Prompt | Pictures in the data should be dropped; transcribe exactly the lines from the one that has "Emit a LaTeX" through the one that has "[shading=bgshade] (7,9) rectangle (1361,863);".

Provided material |
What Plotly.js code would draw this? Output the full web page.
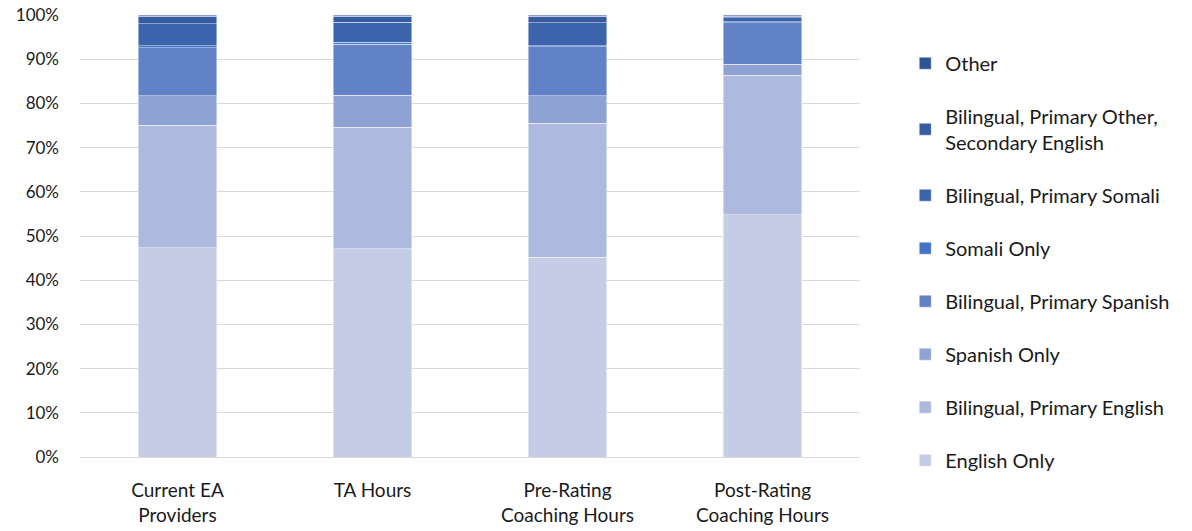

==

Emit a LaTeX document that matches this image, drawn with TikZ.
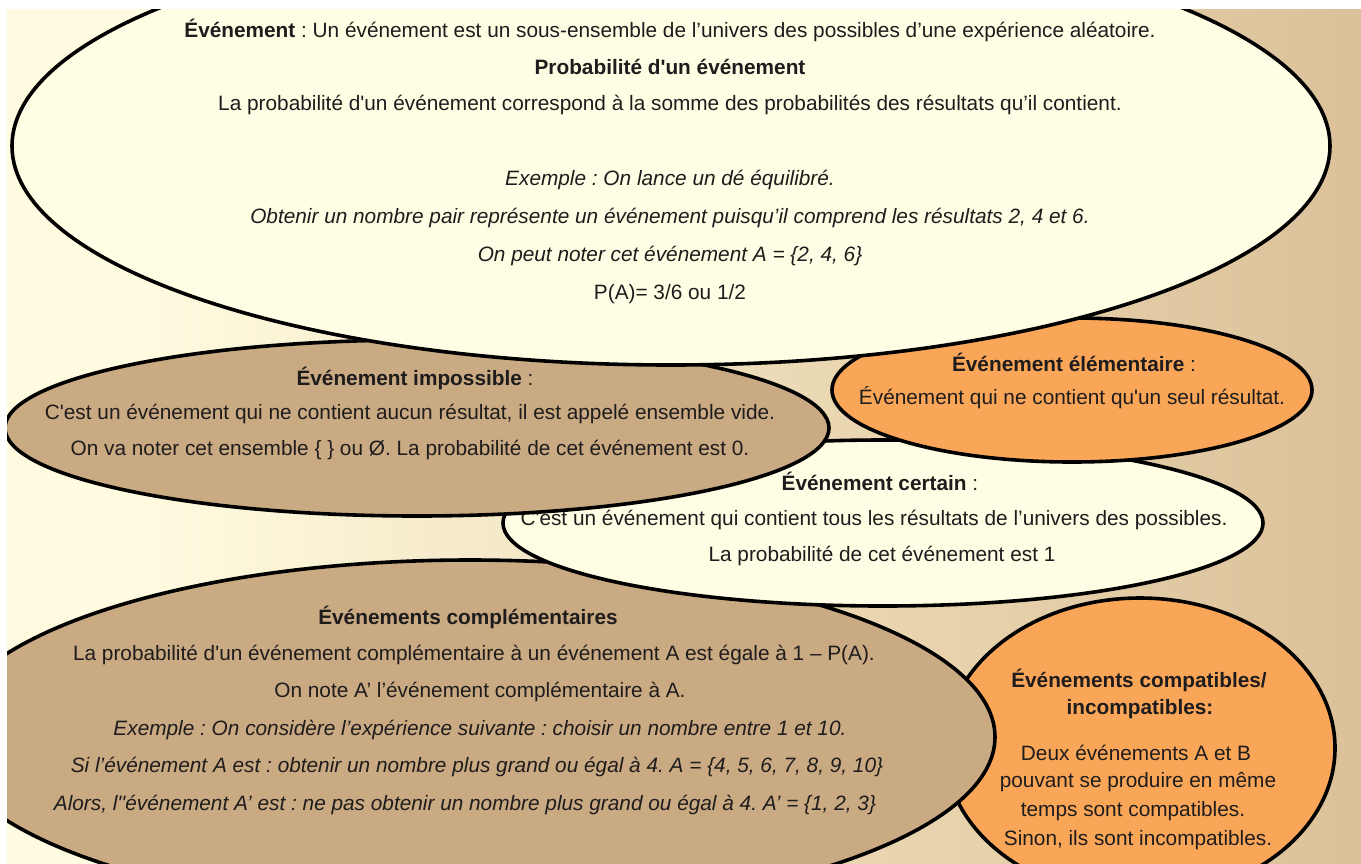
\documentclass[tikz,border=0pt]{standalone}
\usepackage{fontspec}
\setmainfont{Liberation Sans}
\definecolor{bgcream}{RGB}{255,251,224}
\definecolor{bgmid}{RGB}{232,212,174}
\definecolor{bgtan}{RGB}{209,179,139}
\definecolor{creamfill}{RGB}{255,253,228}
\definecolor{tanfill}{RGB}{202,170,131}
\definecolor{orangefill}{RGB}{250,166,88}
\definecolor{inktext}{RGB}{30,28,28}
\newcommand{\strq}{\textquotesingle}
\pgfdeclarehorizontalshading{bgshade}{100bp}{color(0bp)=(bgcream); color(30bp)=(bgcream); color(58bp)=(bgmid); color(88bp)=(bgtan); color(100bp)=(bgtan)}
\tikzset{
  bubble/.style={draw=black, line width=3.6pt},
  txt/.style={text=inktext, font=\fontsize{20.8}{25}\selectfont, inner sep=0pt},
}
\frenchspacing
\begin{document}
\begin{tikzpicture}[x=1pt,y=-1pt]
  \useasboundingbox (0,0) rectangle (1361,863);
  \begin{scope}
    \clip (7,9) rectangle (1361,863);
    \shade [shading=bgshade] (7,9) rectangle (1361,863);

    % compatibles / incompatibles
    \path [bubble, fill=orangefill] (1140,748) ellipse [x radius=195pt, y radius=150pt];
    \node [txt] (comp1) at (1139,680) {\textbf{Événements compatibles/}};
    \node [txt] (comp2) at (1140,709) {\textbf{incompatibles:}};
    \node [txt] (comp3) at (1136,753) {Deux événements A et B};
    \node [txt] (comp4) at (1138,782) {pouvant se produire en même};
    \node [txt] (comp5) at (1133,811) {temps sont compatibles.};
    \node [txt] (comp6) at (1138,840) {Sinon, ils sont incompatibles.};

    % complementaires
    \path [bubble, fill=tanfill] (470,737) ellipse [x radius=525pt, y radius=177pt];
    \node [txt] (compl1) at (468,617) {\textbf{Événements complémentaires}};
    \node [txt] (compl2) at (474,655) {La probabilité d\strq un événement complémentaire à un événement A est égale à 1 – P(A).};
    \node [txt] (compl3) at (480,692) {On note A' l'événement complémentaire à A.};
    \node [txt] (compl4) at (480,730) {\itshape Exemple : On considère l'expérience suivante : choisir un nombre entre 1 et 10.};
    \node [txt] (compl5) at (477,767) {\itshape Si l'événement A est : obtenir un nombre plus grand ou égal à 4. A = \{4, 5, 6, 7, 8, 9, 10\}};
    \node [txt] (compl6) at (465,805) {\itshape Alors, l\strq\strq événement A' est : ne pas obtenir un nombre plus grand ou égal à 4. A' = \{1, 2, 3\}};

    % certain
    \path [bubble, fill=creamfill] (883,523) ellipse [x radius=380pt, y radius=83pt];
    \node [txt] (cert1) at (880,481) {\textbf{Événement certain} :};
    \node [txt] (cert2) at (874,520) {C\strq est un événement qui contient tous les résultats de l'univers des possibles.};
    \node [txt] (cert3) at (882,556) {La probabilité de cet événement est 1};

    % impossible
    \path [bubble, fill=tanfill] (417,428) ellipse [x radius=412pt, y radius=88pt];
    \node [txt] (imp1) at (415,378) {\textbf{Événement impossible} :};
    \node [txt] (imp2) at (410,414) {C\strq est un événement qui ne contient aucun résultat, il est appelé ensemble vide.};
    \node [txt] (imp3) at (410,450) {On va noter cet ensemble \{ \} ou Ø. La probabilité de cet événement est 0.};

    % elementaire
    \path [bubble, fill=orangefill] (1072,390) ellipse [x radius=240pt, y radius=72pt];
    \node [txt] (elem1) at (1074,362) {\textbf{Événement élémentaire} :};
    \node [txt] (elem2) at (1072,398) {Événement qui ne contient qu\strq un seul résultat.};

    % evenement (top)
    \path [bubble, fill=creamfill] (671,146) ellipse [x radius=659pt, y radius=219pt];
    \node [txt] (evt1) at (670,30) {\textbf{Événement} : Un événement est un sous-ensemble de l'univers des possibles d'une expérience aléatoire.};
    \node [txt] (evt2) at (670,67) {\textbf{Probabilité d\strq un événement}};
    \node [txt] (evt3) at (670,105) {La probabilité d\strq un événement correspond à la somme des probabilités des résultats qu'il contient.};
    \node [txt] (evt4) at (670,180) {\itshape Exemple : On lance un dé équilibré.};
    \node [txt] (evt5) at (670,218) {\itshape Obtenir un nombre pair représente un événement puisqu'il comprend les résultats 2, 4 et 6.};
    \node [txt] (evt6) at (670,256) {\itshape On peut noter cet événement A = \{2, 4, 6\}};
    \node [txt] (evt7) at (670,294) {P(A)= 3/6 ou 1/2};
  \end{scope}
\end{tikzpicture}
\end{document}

Written response |
Emit a LaTeX document that matches this image, drawn with TikZ.
\documentclass[tikz,border=0pt]{standalone}
\usepackage{fontspec}
\setmainfont{Liberation Sans}
\definecolor{bgcream}{RGB}{255,251,224}
\definecolor{bgmid}{RGB}{232,212,174}
\definecolor{bgtan}{RGB}{209,179,139}
\definecolor{creamfill}{RGB}{255,253,228}
\definecolor{tanfill}{RGB}{202,170,131}
\definecolor{orangefill}{RGB}{250,166,88}
\definecolor{inktext}{RGB}{30,28,28}
\newcommand{\strq}{\textquotesingle}
\pgfdeclarehorizontalshading{bgshade}{100bp}{color(0bp)=(bgcream); color(30bp)=(bgcream); color(58bp)=(bgmid); color(88bp)=(bgtan); color(100bp)=(bgtan)}
\tikzset{
  bubble/.style={draw=black, line width=3.6pt},
  txt/.style={text=inktext, font=\fontsize{20.8}{25}\selectfont, inner sep=0pt},
}
\frenchspacing
\begin{document}
\begin{tikzpicture}[x=1pt,y=-1pt]
  \useasboundingbox (0,0) rectangle (1361,863);
  \begin{scope}
    \clip (7,9) rectangle (1361,863);
    \shade [shading=bgshade] (7,9) rectangle (1361,863);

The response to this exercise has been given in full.